Então, Gigo (também conhecido como Yoshitaka, dependendo como se pronunciava os caracteres do seu nome), filho de Funakoshi, um promissor jovem mestre de Karate no seu próprio direito, aquele que Funakoshi estava a contar para o substituir como instrutor do Shotokan, apanhou tuberculose em 1945 e morreu enquanto teimosamente se recusou a comer a ração americana dada ao povo faminto.
Funakoshi e a sua esposa tentaram viver em Kyushu, uma área predominantemente rural, sob a ocupação americana no Japão. Mas, em 1947, ela morre, deixando Funakoshi regressar a Tokyo para reencontrar os seus alunos de Karate que ainda viviam. Depois da guerra as artes militares haviam sido completamente banidas. Entretanto, alguns dos alunos de Funakoshi tiveram sucesso em convencer as autoridades que o Karate era um desporto inofensivo. As autoridades americanas concederam, mais por que naquela época não tinham ideia do que o Karate fosse. Também, alguns homens estavam interessados em aprender as artes militares secretas do Japão e as proibições foram eliminadas completamente em 1948.
Em Maio de 1949, os alunos de Funakoshi moveram-se para organizar todos os clubes de Karate universitários e privados numa simples organização, a que chamaram de Nihon Karate Kyokai (Associação Japonesa de Karate). Eles nomearam Funakoshi seu instrutor chefe. Em 1955, um dos alunos de Funakoshi consegue arranjar um Dojo para a NKK.

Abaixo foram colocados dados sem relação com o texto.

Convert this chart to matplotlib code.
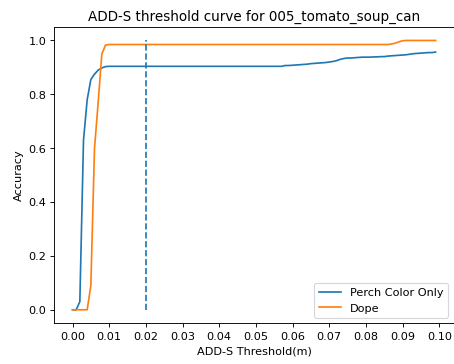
import numpy as np
import matplotlib
matplotlib.use("Agg")
import matplotlib.pyplot as plt

# thresholds 0.000 .. 0.099 in steps of 1mm
thresholds = np.arange(0, 0.1, 0.001)

perch = [
    0.0, 0.0, 0.03, 0.63, 0.78, 0.855, 0.875, 0.89, 0.898, 0.903,
    0.904, 0.904, 0.904, 0.904, 0.904, 0.904, 0.904, 0.904, 0.904, 0.904,
    0.904, 0.904, 0.904, 0.904, 0.904, 0.904, 0.904, 0.904, 0.904, 0.904,
    0.904, 0.904, 0.904, 0.904, 0.904, 0.904, 0.904, 0.904, 0.904, 0.904,
    0.904, 0.904, 0.904, 0.904, 0.904, 0.904, 0.904, 0.904, 0.904, 0.904,
    0.904, 0.904, 0.904, 0.904, 0.904, 0.904, 0.904, 0.904, 0.907, 0.907,
    0.908, 0.909, 0.910, 0.911, 0.912, 0.914, 0.915, 0.916, 0.917, 0.918,
    0.920, 0.922, 0.925, 0.930, 0.933, 0.935, 0.935, 0.936, 0.937, 0.938,
    0.938, 0.938, 0.939, 0.939, 0.940, 0.940, 0.942, 0.943, 0.944, 0.945,
    0.946, 0.947, 0.949, 0.951, 0.952, 0.953, 0.954, 0.955, 0.955, 0.957,
]

dope = [
    0.0, 0.0, 0.0, 0.0, 0.0, 0.09, 0.6, 0.77, 0.95, 0.983,
    0.985, 0.985, 0.985, 0.985, 0.985, 0.985, 0.985, 0.985, 0.985, 0.985,
    0.985, 0.985, 0.985, 0.985, 0.985, 0.985, 0.985, 0.985, 0.985, 0.985,
    0.985, 0.985, 0.985, 0.985, 0.985, 0.985, 0.985, 0.985, 0.985, 0.985,
    0.985, 0.985, 0.985, 0.985, 0.985, 0.985, 0.985, 0.985, 0.985, 0.985,
    0.985, 0.985, 0.985, 0.985, 0.985, 0.985, 0.985, 0.985, 0.985, 0.985,
    0.985, 0.985, 0.985, 0.985, 0.985, 0.985, 0.985, 0.985, 0.985, 0.985,
    0.985, 0.985, 0.985, 0.985, 0.985, 0.985, 0.985, 0.985, 0.985, 0.985,
    0.985, 0.985, 0.985, 0.985, 0.985, 0.985, 0.985, 0.987, 0.990, 0.995,
    0.999, 1.0, 1.0, 1.0, 1.0, 1.0, 1.0, 1.0, 1.0, 1.0,
]

xticks = [0.00, 0.01, 0.02, 0.03, 0.04, 0.05, 0.06, 0.07, 0.08, 0.09, 0.10]
cutoff = 0.02

# original was drawn bigger and shrunk, so render at a lower dpi
dpi = 81
fig = plt.figure(figsize=(454.4 / dpi, 364.4 / dpi), dpi=dpi)
ax = fig.add_axes([0.1196, 0.1118, 0.879, 0.813])

ax.plot(thresholds, perch, label="Perch Color Only")
ax.plot(thresholds, dope, label="Dope")
ax.vlines(cutoff, 0, 1, linestyles="dashed")

ax.set_xticks(xticks)
ax.set_xticklabels(["%.2f" % t for t in xticks])
ax.set_title("ADD-S threshold curve for 005_tomato_soup_can")
ax.set_xlabel("ADD-S Threshold(m)")
ax.set_ylabel("Accuracy")
ax.legend(loc="lower right")

fig.savefig("out.png", dpi=dpi)
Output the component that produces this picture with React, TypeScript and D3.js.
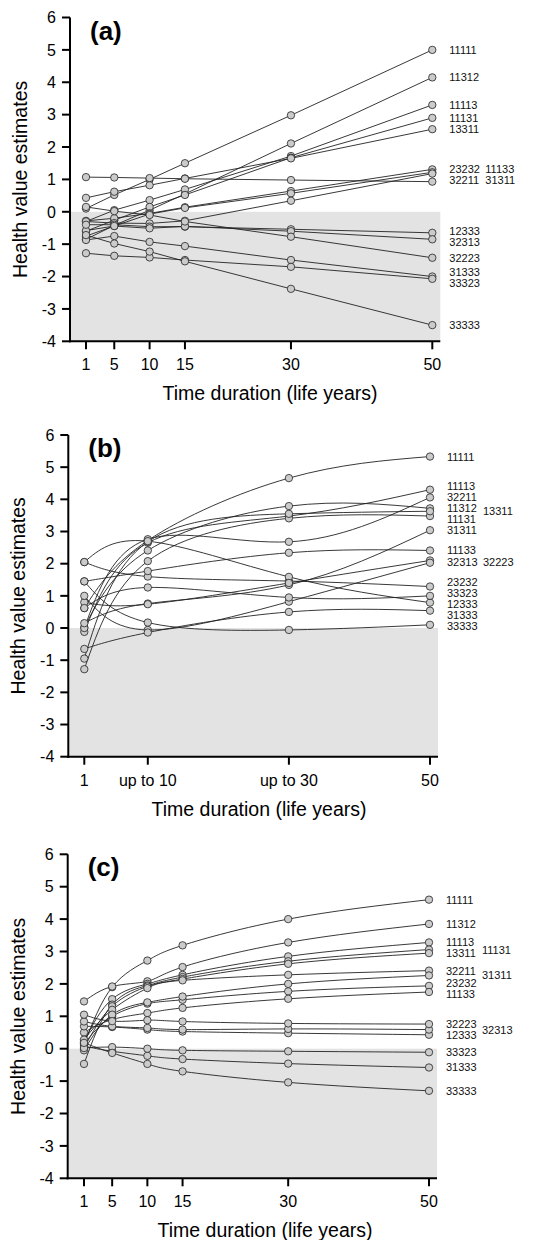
import React from 'react'
import * as d3 from 'd3'

// health states, same order in every value table
const STATES = ['11111', '11312', '11113', '11131', '13311', '23232', '11133', '32211', '31311', '12333', '32313', '32223', '31333', '33323', '33333']

const TIMES_A = [1, 5, 10, 15, 30, 50]
const TIMES_B = [1, 10, 30, 50]
const TIMES_C = [1, 5, 10, 15, 30, 50]

const TICK_LABELS_A = ['1', '5', '10', '15', '30', '50']
const TICK_LABELS_B = ['1', 'up to 10', 'up to 30', '50']
const TICK_LABELS_C = ['1', '5', '10', '15', '30', '50']

const Y_TICKS = [-4, -3, -2, -1, 0, 1, 2, 3, 4, 5, 6]

const VALUES_A = [
  [0.10, 0.52, 1.00, 1.50, 2.98, 5.00],
  [-0.85, -0.42, 0.05, 0.55, 2.11, 4.15],
  [-0.30, 0.05, 0.36, 0.69, 1.72, 3.30],
  [-0.60, -0.26, 0.15, 0.52, 1.67, 2.90],
  [0.43, 0.62, 0.82, 1.03, 1.65, 2.55],
  [-0.28, -0.20, -0.05, 0.14, 0.64, 1.31],
  [-0.58, -0.44, -0.07, 0.12, 0.57, 1.22],
  [-0.30, -0.35, -0.36, -0.28, 0.34, 1.18],
  [1.07, 1.06, 1.04, 1.02, 0.98, 0.93],
  [-0.40, -0.40, -0.46, -0.46, -0.54, -0.65],
  [-0.75, -0.44, -0.51, -0.45, -0.60, -0.85],
  [0.15, 0.02, -0.10, -0.30, -0.77, -1.42],
  [-0.87, -0.75, -0.93, -1.06, -1.49, -2.00],
  [-1.28, -1.36, -1.41, -1.49, -1.70, -2.07],
  [-0.72, -0.98, -1.23, -1.53, -2.38, -3.50],
]

const VALUES_B = [
  [0.62, 2.72, 4.66, 5.33],
  [0.02, 2.41, 3.79, 3.72],
  [-0.12, 2.65, 3.48, 4.30],
  [-1.28, 2.08, 3.41, 3.48],
  [-0.95, 2.68, 3.55, 3.63],
  [2.05, 1.60, 1.46, 1.29],
  [1.45, 1.77, 2.34, 2.41],
  [0.00, 2.76, 2.68, 4.06],
  [0.15, 0.76, 1.34, 3.04],
  [2.05, 2.70, 1.59, 0.79],
  [0.80, 0.74, 1.40, 2.10],
  [1.00, -0.06, 0.82, 2.03],
  [-0.65, -0.14, 0.50, 0.54],
  [0.62, 1.26, 0.95, 1.00],
  [1.45, 0.17, -0.06, 0.10],
]

const VALUES_C = [
  [0.12, 1.90, 2.72, 3.19, 4.00, 4.60],
  [1.46, 1.92, 2.08, 2.52, 3.28, 3.85],
  [0.23, 1.53, 2.00, 2.28, 2.85, 3.28],
  [-0.47, 1.36, 1.95, 2.21, 2.70, 3.06],
  [0.02, 1.31, 1.92, 2.15, 2.62, 2.95],
  [0.15, 1.00, 1.39, 1.51, 1.77, 1.94],
  [0.50, 0.90, 1.10, 1.26, 1.54, 1.75],
  [0.28, 1.20, 1.87, 2.11, 2.28, 2.41],
  [-0.05, 1.05, 1.43, 1.61, 2.00, 2.26],
  [0.69, 0.67, 0.59, 0.53, 0.48, 0.43],
  [0.84, 0.69, 0.64, 0.59, 0.61, 0.59],
  [1.05, 0.85, 0.88, 0.84, 0.78, 0.76],
  [0.08, -0.08, -0.22, -0.32, -0.46, -0.58],
  [0.02, 0.05, 0.00, -0.05, -0.08, -0.11],
  [0.18, -0.13, -0.47, -0.70, -1.04, -1.30],
]

// end labels: rows in the first column, "floats" sit in a second column at their own height
const ROWS_A = [['11111'], ['11312'], ['11113'], ['11131'], ['13311'], ['23232', '11133'], ['32211', '31311'], ['12333'], ['32313'], ['32223'], ['31333'], ['33323'], ['33333']]
const ROWS_B = [['11111'], ['11113'], ['32211'], ['11312'], ['11131'], ['31311'], ['11133'], ['32313', '32223'], ['23232'], ['33323'], ['12333'], ['31333'], ['33333']]
const ROWS_C = [['11111'], ['11312'], ['11113'], ['13311'], ['32211'], ['23232'], ['11133'], ['32223'], ['12333'], ['33323'], ['31333'], ['33333']]
const FLOATS_A: string[] = []
const FLOATS_B = ['13311']
const FLOATS_C = ['11131', '31311', '32313']

const FONT = '"Liberation Sans", Arial, Helvetica, sans-serif'

function Panel({ geo, times, values, tickLabels, letter, rows, floats, curve }: any) {
  const x = d3.scaleLinear().domain([1, 50]).range([geo.x1, geo.x50])
  const y = d3.scaleLinear().domain([-4, 6]).range([geo.yBot, geo.yTop])
  const line = d3.line<number>().x((_, i) => x(times[i])).y(d => y(d)).curve(curve)
  const last = times.length - 1
  const endOf = (name: string) => values[STATES.indexOf(name)][last]

  // spread the first-column labels so they don't overlap
  const rowPos = rows.map((r: string[]) => ({ r, t: y(d3.mean(r, endOf) as number) }))
  rowPos.sort((a: any, b: any) => a.t - b.t)
  const pos = rowPos.map((d: any) => d.t)
  const GAP = 11
  for (let k = 0; k < 200; k++) {
    for (let i = 0; i < pos.length - 1; i++) {
      const d = pos[i + 1] - pos[i]
      if (d < GAP) { const s = (GAP - d) / 2; pos[i] -= s; pos[i + 1] += s }
    }
  }
  const labX = geo.x50 + 17
  const right = geo.x50 + 8

  return (
    <g>
      <rect x={geo.axisX + 1} y={y(0)} width={right - geo.axisX - 1} height={y(-4) - y(0)} fill="#e3e3e3" />
      {values.map((v: number[], i: number) => (
        <path key={'l' + i} d={line(v) as string} fill="none" stroke="#222" strokeWidth={0.9} />
      ))}
      {values.map((v: number[], i: number) => v.map((d, j) => (
        <circle key={'p' + i + '_' + j} cx={x(times[j])} cy={y(d)} r={3.7} fill="#cbcbcb" stroke="#222" strokeWidth={0.8} />
      )))}
      {/* y axis */}
      <line x1={geo.axisX} x2={geo.axisX} y1={y(-4) + 1} y2={y(6)} stroke="#000" strokeWidth={2} />
      {Y_TICKS.map(t => (
        <g key={'yt' + t}>
          <line x1={geo.axisX - 8} x2={geo.axisX} y1={y(t)} y2={y(t)} stroke="#000" strokeWidth={2} />
          <text x={geo.axisX - 14} y={y(t)} dy="0.36em" textAnchor="end" fontSize={16} fontFamily={FONT}>{t}</text>
        </g>
      ))}
      {/* x axis */}
      <line x1={geo.axisX - 1} x2={right} y1={y(-4)} y2={y(-4)} stroke="#000" strokeWidth={2} />
      {times.map((t: number, i: number) => (
        <g key={'xt' + t}>
          <line x1={x(t)} x2={x(t)} y1={y(-4)} y2={y(-4) + 8} stroke="#000" strokeWidth={2} />
          <text x={x(t)} y={y(-4) + 29} textAnchor="middle" fontSize={16} fontFamily={FONT}>{tickLabels[i]}</text>
        </g>
      ))}
      <text x={geo.titleX} y={y(-4) + 59} textAnchor="middle" fontSize={19.5} fontFamily={FONT}>Time duration (life years)</text>
      <text transform={`translate(${geo.axisX - 43},${(y(6) + y(-4)) / 2}) rotate(-90)`} textAnchor="middle" fontSize={19.5} fontFamily={FONT}>Health value estimates</text>
      <text x={geo.axisX + 20} y={y(6) + 22} fontSize={26} fontWeight="bold" fontFamily={FONT}>{letter}</text>
      {/* end labels */}
      {rowPos.map((d: any, i: number) => d.r.map((name: string, j: number) => (
        <text key={'lab' + name} x={labX + j * 36} y={pos[i]} dy="0.36em" fontSize={11} fontFamily={FONT} fill="#111">{name}</text>
      )))}
      {floats.map((name: string) => (
        <text key={'fl' + name} x={labX + 36} y={y(endOf(name))} dy="0.36em" fontSize={11} fontFamily={FONT} fill="#111">{name}</text>
      ))}
    </g>
  )
}

export default function App() {
  const geoA = { axisX: 70, x1: 86, x50: 432.3, yTop: 17.5, yBot: 341.3, titleX: 270 }
  const geoB = { axisX: 68.3, x1: 84.3, x50: 430, yTop: 435, yBot: 756.7, titleX: 259 }
  const geoC = { axisX: 67.7, x1: 84, x50: 429, yTop: 854.3, yBot: 1178.3, titleX: 265 }
  return (
    <div style={{ position: 'absolute', left: 0, top: 0 }}>
      <svg width={536} height={1240} style={{ display: 'block', background: '#fff' }}>
        <Panel geo={geoA} times={TIMES_A} values={VALUES_A} tickLabels={TICK_LABELS_A} letter="(a)" rows={ROWS_A} floats={FLOATS_A} curve={d3.curveLinear} />
        <Panel geo={geoB} times={TIMES_B} values={VALUES_B} tickLabels={TICK_LABELS_B} letter="(b)" rows={ROWS_B} floats={FLOATS_B} curve={d3.curveNatural} />
        <Panel geo={geoC} times={TIMES_C} values={VALUES_C} tickLabels={TICK_LABELS_C} letter="(c)" rows={ROWS_C} floats={FLOATS_C} curve={d3.curveNatural} />
      </svg>
    </div>
  )
}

A lição mais importante que ele nos ensinou está expressa na história do modo como ele passou pelo Dojo principal de Jigoro Kano, o fundador do Judo. Caminhando pela rua, ele parou e fez uma pequena prece quando passou pelo Kodokan. E, se estivesse a conduzir um carro, tirava o seu chapéu quando passasse pelo Kodokan. Os seus alunos não entenderam porque ele estaria a rezar pelo sucesso do Judo. Ele explicou: "Eu não estou a rezar pelo Judo. Eu estou a oferecer uma prece em respeito ao espírito de Jigoro Kano. Sem ele, eu não estaria aqui hoje".
Gichin Funakoshi, o "Pai do Karate Moderno", morreu em 26 de Abril de 1957.
No seu túmulo negro, em forma de cruz, estão as palavras "Karate Ni Sente Nashi" (No Karate não existe atitude ofensiva).